Detroit Auto Show Guide: Concepts
Detroit News auto critic Henry Payne talks truck wars, Chinese vehicles, and electric and autonomous vehicles at the 2018 Detroit auto show with Detroit News autos team writers Ian Thibodeau and Nora Naughton. Tom Gromak, The Detroit News
Concepts once ruled auto shows. Flights of fancy looking into the far-off automotive future. Hydrogen-powered cars. Hybrid-electric supercars. Self-driving cars. You know, sci-fi stuff. Well, the future has arrived with production vehicles offering the future today — the Honda Clarity fuel-cell car, the Acura NSX supercar, the autonomous Chevy Bolt. Who needs concepts? Well, designers do — and so they continue to proliferate on the floor to give you a look at where their brands are headed.
Infiniti Q Inspiration concept
What it is: “The concept is meant to demonstrate future technologies and will not be available for sale,” reads Infiniti’s press release. But its technology is not far off. This is a mid-size sportback sedan with dramatic new design language for Nissan’s luxury brand. The efficient variable-compression, turbo engine technology has already been introduced in the QX50 Infiniti SUV. The semi-autonomous ProPilot assist driving system is already in the 2018 Nissan Rogue SUV.
Payne’s take: From the sleek, sportback exterior to its minimalist interior and wrap-around digital instrument display, the gorgeous Q concept shows the dramatic effect Tesla has had on luxury makers. With one exception. The Infiniti is not an electric vehicle, but a cutting-edge demonstration of how a variable-compression combustion engine can provide better torque and less fuel consumption — without the compromises of a battery-powered vehicle.
Lexus LF-1 Limitless
What it is:In 1989, Toyota’s new luxury division debuted its flagship LS 400 sedan at the Detroit auto show. Nearly 30 years later comes the LF-1 Limitless as a concept previewing an SUV flagship, as the market has shifted to high-riding crossovers. The LF-1 offers an intriguing hint on where the polarizing spindle grille is headed. Inside, the controls are (encouragingly) steering-wheel focused, with paddles for controlling speed and buttons for shifting.
Payne’s take: From its slavish Mercedes-like design on its 1989 LS original, Lexus has definitely created its own unique design direction for the 21st century. The car also hints at the brand’s “Chauffeur” autonomous driving capabilities. Limitless apparently refers to the drivetrains offered — Lexus says anything from gas to hydrogen to electric.
Nissan Xmotion concept
What it is: Xmotion is the SUV follow to the Vmotion sedan concept Nissan showed here in 2017. Similar in size to the brand’s sleek, hot-selling Rogue sport-ute, the chunky Xmotion predicts a much more aggressive future for Nissan’s utility vehicles. Maybe the template for an off-road adventure-ute like the dearly departed Xterra?

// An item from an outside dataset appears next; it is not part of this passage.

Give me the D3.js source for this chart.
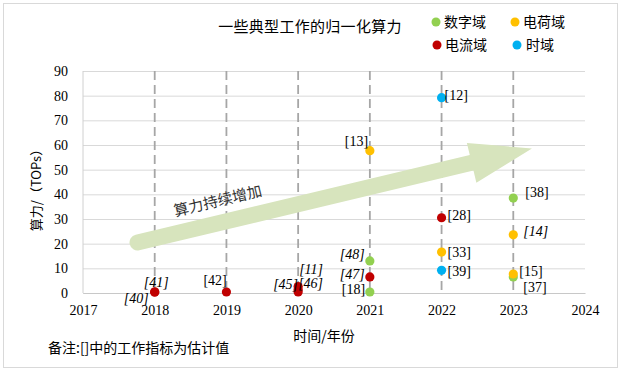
<!DOCTYPE html>
<html><head><meta charset="utf-8">
<script src="https://cdn.jsdelivr.net/npm/d3@7"></script>
<style>body{margin:0;background:#fff}svg{display:block}</style>
</head><body>
<svg id="c" width="623" height="373"></svg>
<script>
// ---- data ----
const yearTicks = [2017, 2018, 2019, 2020, 2021, 2022, 2023, 2024];
const dashedYears = [2018, 2019, 2020, 2021, 2022, 2023];
const valueTicks = [0, 10, 20, 30, 40, 50, 60, 70, 80, 90];
const seriesNames = ["数字域", "电荷域", "电流域", "时域"];
// [year, value, reference label, estimated?]
const digital = [[2021, 13, "[48]", true], [2021, 0.4, "[18]", false], [2023, 38.5, "[38]", false], [2023, 6.5, "[37]", false]];
const charge  = [[2021, 57.7, "[13]", false], [2022, 16.6, "[33]", false], [2023, 23.6, "[14]", true], [2023, 7.7, "[15]", false]];
const current = [[2018, 0.3, "[40]", true], [2018, 0.5, "[41]", true], [2019, 0.4, "[42]", false], [2020, 0.4, "[45]", true], [2020, 1.4, "[46]", true], [2020, 2.6, "[11]", true], [2021, 6.5, "[47]", true], [2022, 30.5, "[28]", false]];
const timeDom = [[2022, 79.2, "[12]", false], [2022, 9.2, "[39]", false]];
const trendFrom = [2017.76, 20.5];
const trendTo = [2023.26, 58.6];

// ---- styles / layout ----
const colors = ["#92d050", "#ffc000", "#c00000", "#00b0f0"];
const seriesData = [digital, charge, current, timeDom];
const labelOffsets = {
  "[13]": [-25, -10], "[12]": [3, -3], "[28]": [6, -3], "[33]": [6, 0], "[39]": [6, 1],
  "[38]": [12, -6], "[14]": [10, -4], "[15]": [6, -3], "[37]": [10, 10],
  "[48]": [-30, -7], "[47]": [-30, -3], "[18]": [-28, -3],
  "[41]": [-11, -10], "[40]": [-31, 6], "[42]": [-23, -12],
  "[45]": [-25, -8], "[46]": [0, -6], "[11]": [1, -17]
};
const serif = "'Liberation Serif','Times New Roman',serif";
const cjk = "'Noto Sans CJK SC','Noto Sans',sans-serif";

const svg = d3.select("#c");
svg.append("rect").attr("x", 3.5).attr("y", 3.5).attr("width", 614).attr("height", 364)
  .attr("fill", "#fff").attr("stroke", "#d9d9d9").attr("stroke-width", 1);

const x = d3.scaleLinear().domain([2017, 2024]).range([83, 585]);
const y = d3.scaleLinear().domain([0, 90]).range([293, 71]);

// y axis + gridlines
const ya = svg.append("g").attr("transform", `translate(${x(2017)},0)`)
  .call(d3.axisLeft(y).tickValues(valueTicks).tickSize(-(x(2024) - x(2017))).tickPadding(15));
ya.select(".domain").remove();
ya.selectAll(".tick line").attr("stroke", "#d9d9d9").attr("stroke-width", 1);
ya.selectAll(".tick text").attr("font-family", serif).attr("font-size", 14).attr("fill", "#000");

// x axis
const xa = svg.append("g").attr("transform", `translate(0,${y(0)})`)
  .call(d3.axisBottom(x).tickValues(yearTicks).tickFormat(d3.format("d")).tickSize(0).tickPadding(12));
xa.select(".domain").attr("stroke", "#c8c8c8").attr("stroke-width", 1.2);
xa.selectAll(".tick text").attr("font-family", serif).attr("font-size", 14).attr("fill", "#000");
svg.append("line").attr("x1", x(2017)).attr("x2", x(2017)).attr("y1", y(90)).attr("y2", y(0))
  .attr("stroke", "#d0d0d0").attr("stroke-width", 1);

// dashed year lines
svg.append("g").selectAll("line").data(dashedYears).join("line")
  .attr("x1", d => x(d)).attr("x2", d => x(d)).attr("y1", y(90)).attr("y2", y(0))
  .attr("stroke", "#a6a6a6").attr("stroke-width", 1.8).attr("stroke-dasharray", "9,5");

// trend arrow
const ax0 = x(trendFrom[0]), ay0 = y(trendFrom[1]), ax1 = x(trendTo[0]), ay1 = y(trendTo[1]);
const len = Math.hypot(ax1 - ax0, ay1 - ay0);
const ang = Math.atan2(ay1 - ay0, ax1 - ax0) * 180 / Math.PI;
const hw = 8, headL = 62, headW = 20.5;
const ag = svg.append("g").attr("transform", `translate(${ax0},${ay0}) rotate(${ang})`);
ag.append("path").attr("fill", "#d7e4bd")
  .attr("d", `M0,${-hw} L${len - headL},${-hw} L${len - headL},${-headW} L${len},0 L${len - headL},${headW} L${len - headL},${hw} L0,${hw} A${hw},${hw} 0 0 1 0,${-hw} Z`);
svg.append("text").attr("transform", `translate(219,206) rotate(${ang})`)
  .attr("text-anchor", "middle").attr("font-family", cjk).attr("font-size", 15).attr("fill", "#333")
  .text("算力持续增加");

// points and labels
seriesData.forEach((arr, i) => {
  const g = svg.append("g");
  g.selectAll("circle").data(arr).join("circle")
    .attr("cx", d => x(d[0])).attr("cy", d => y(d[1])).attr("r", 4.6).attr("fill", colors[i]);
  g.selectAll("text").data(arr).join("text")
    .attr("x", d => x(d[0]) + labelOffsets[d[2]][0])
    .attr("y", d => y(d[1]) + labelOffsets[d[2]][1])
    .attr("dy", "0.35em")
    .attr("font-family", serif).attr("font-size", 14).attr("fill", "#000")
    .attr("font-style", d => d[3] ? "italic" : "normal")
    .text(d => d[2]);
});

// title
svg.append("text").attr("x", 310).attr("y", 27).attr("dy", "0.35em").attr("text-anchor", "middle")
  .attr("font-family", cjk).attr("font-size", 15).attr("fill", "#000").attr("letter-spacing", 0.3)
  .text("一些典型工作的归一化算力");

// legend
const legendPos = [[436, 22], [515, 22], [437, 45], [517, 45]];
seriesNames.forEach((n, i) => {
  svg.append("circle").attr("cx", legendPos[i][0]).attr("cy", legendPos[i][1]).attr("r", 4.5).attr("fill", colors[i]);
  svg.append("text").attr("x", legendPos[i][0] + (i === 3 ? 9 : 8)).attr("y", legendPos[i][1]).attr("dy", "0.35em")
    .attr("font-family", cjk).attr("font-size", 14).attr("fill", "#000").text(n);
});

// axis titles
svg.append("text").attr("transform", "translate(36,187) rotate(-90)").attr("text-anchor", "middle")
  .attr("dy", "0.35em").attr("font-family", cjk).attr("font-size", 13).attr("fill", "#000")
  .text("算力/（TOPs）");
svg.append("text").attr("x", 324).attr("y", 336).attr("dy", "0.35em").attr("text-anchor", "middle")
  .attr("font-family", cjk).attr("font-size", 14).attr("fill", "#000").text("时间/年份");

// note
svg.append("text").attr("x", 48).attr("y", 348).attr("dy", "0.35em")
  .attr("font-family", cjk).attr("font-size", 14).attr("fill", "#000").text("备注:[]中的工作指标为估计值");
</script>
</body></html>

Payne’s take: The Xmotion’s exterior — Xterior? — is a design preview, but the interior is good ol’ fantasy. Festooned with seven video screens, the X imagines bringing all the technologies we love on our smartphones and laptops into the car: fingerprint ID to start the engine, gesture controls, even a digital assistant in the form of a Japanese koi fish.